|
Throughout this essay locations will be given by reference to streets
: this is an easy means of identifying sites, not an indication
that the streets named were in existence in the period being considered.
Because parts of D. and N. have been redeveloped, it will sometimes
be necessary to give two locations, the first being always that
of 1939 and the second that of 1976.
The common bound of D. and N. was formed by two small streams whose
sources were joined by a hedge or fence : that on the north side
cannot now be traced, but the southern brook ran down the little
valley in which Saltley Road lies. The boundary would now go from
the dip on Avenue Road south to Rupert Street, then east to and
alongside Saltley Road.
Elsewhere the two estates were defined by watercourses except where
D. march-ed with Birmingham : there the parish and manor bound ran
from Aston Brook Street to the River Rea east of Curzon Street Station,
along a line parallel to and east of Elkington and Blews Streets,
then down Legge Street to Gosta Green and Duke Street to A-B (Aston-Birmingham)
Row and a line west of Howe Street.
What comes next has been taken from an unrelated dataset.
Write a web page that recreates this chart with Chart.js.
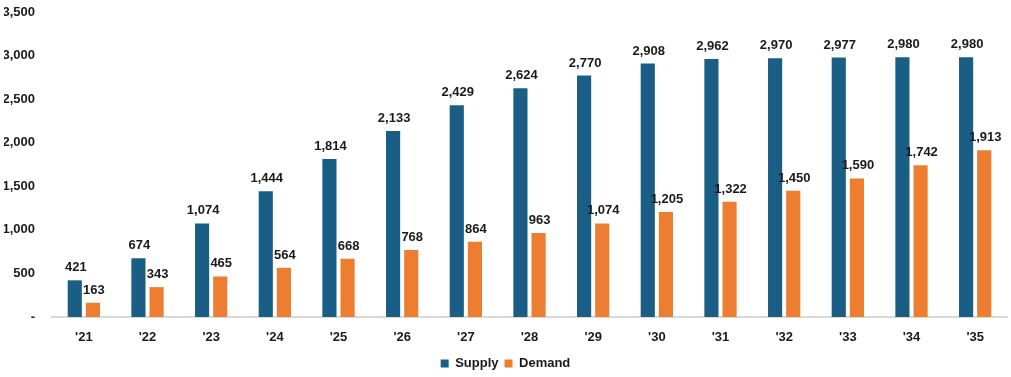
<!DOCTYPE html>
<html>
<head>
<meta charset="utf-8">
<script src="https://cdn.jsdelivr.net/npm/chart.js@4.4.0/dist/chart.umd.min.js"></script>
<style>
  html, body { margin: 0; padding: 0; background: #fff; }
  #wrap { width: 1011px; height: 377px; }
</style>
</head>
<body>
<div id="wrap"><canvas id="myChart"></canvas></div>
<script>
const years = ["'21", "'22", "'23", "'24", "'25", "'26", "'27", "'28", "'29", "'30", "'31", "'32", "'33", "'34", "'35"];
const supply = [421, 674, 1074, 1444, 1814, 2133, 2429, 2624, 2770, 2908, 2962, 2970, 2977, 2980, 2980];
const demand = [163, 343, 465, 564, 668, 768, 864, 963, 1074, 1205, 1322, 1450, 1590, 1742, 1913];

const FONT = "'Liberation Sans', Arial, sans-serif";
const fmt = (v) => v.toLocaleString('en-US');

// draws the value above each bar
const barLabels = {
  id: 'barLabels',
  afterDatasetsDraw(chart) {
    const { ctx } = chart;
    ctx.save();
    ctx.font = 'bold 13px ' + FONT;
    ctx.fillStyle = '#1a1a1a';
    ctx.textAlign = 'center';
    ctx.textBaseline = 'alphabetic';
    chart.data.datasets.forEach((ds, i) => {
      chart.getDatasetMeta(i).data.forEach((bar, j) => {
        ctx.fillText(fmt(ds.data[j]), bar.x + 1, bar.y - 9);
      });
    });
    ctx.restore();
  },
};

new Chart(document.getElementById('myChart').getContext('2d'), {
  type: 'bar',
  data: {
    labels: years,
    datasets: [
      { label: 'Supply', data: supply, backgroundColor: '#1b5e85', categoryPercentage: 0.57, barPercentage: 0.78 },
      { label: 'Demand', data: demand, backgroundColor: '#ed7d31', categoryPercentage: 0.57, barPercentage: 0.78 },
    ],
  },
  options: {
    animation: false,
    responsive: true,
    maintainAspectRatio: false,
    layout: { padding: { top: 0, right: 4, left: 4, bottom: -3 } },
    scales: {
      x: {
        grid: { display: false, drawTicks: false },
        border: { display: true, color: '#d9d9d9', width: 2 },
        ticks: { color: '#1a1a1a', font: { family: FONT, size: 13, weight: 'bold' }, padding: 13 },
        afterFit: (axis) => { axis.height = 34; },
      },
      y: {
        min: 0,
        max: 3500,
        grid: { display: false, drawTicks: false },
        border: { display: false },
        ticks: {
          stepSize: 500,
          color: '#1a1a1a',
          padding: 17,
          font: { family: FONT, size: 13, weight: 'bold' },
          callback: (v) => (v === 0 ? '-' : fmt(v)),
        },
        afterFit: (axis) => {
          axis.width = 48;
          axis.paddingTop = 12;
          axis.paddingBottom = 8;
        },
      },
    },
    plugins: {
      legend: {
        position: 'bottom',
        labels: {
          boxWidth: 8,
          boxHeight: 8,
          color: '#1a1a1a',
          padding: 6,
          font: { family: FONT, size: 13, weight: 'bold' },
        },
      },
      tooltip: { enabled: false },
    },
  },
  plugins: [barLabels],
});
</script>
</body>
</html>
The last zigzag to the Rea once
followed a parallel river channel. The north end of the boundary
was the lowest reach of Newhall Brook, and it is probable that a
1ost rill provided the south end. Aston (or Hockley) Brook separated
D. and N. from Aston Manor.
From Salford to the former confluence with the Rea (400 yards west
of the present one) an arm of the River Tame formed N.'s bound with
Erdington. On the south-east side, Saltley Manor lay along the opposite
bank of Rea. All the bounding streams have been diverted during
the last century, so that they no longer exactly define the districts.
Together these covered (in 1838) 926 acres, stretching 2¼
miles from south-west to north-east, and narrowing from 2000 yards
across south D. to 1000 yards at N. Park Mill.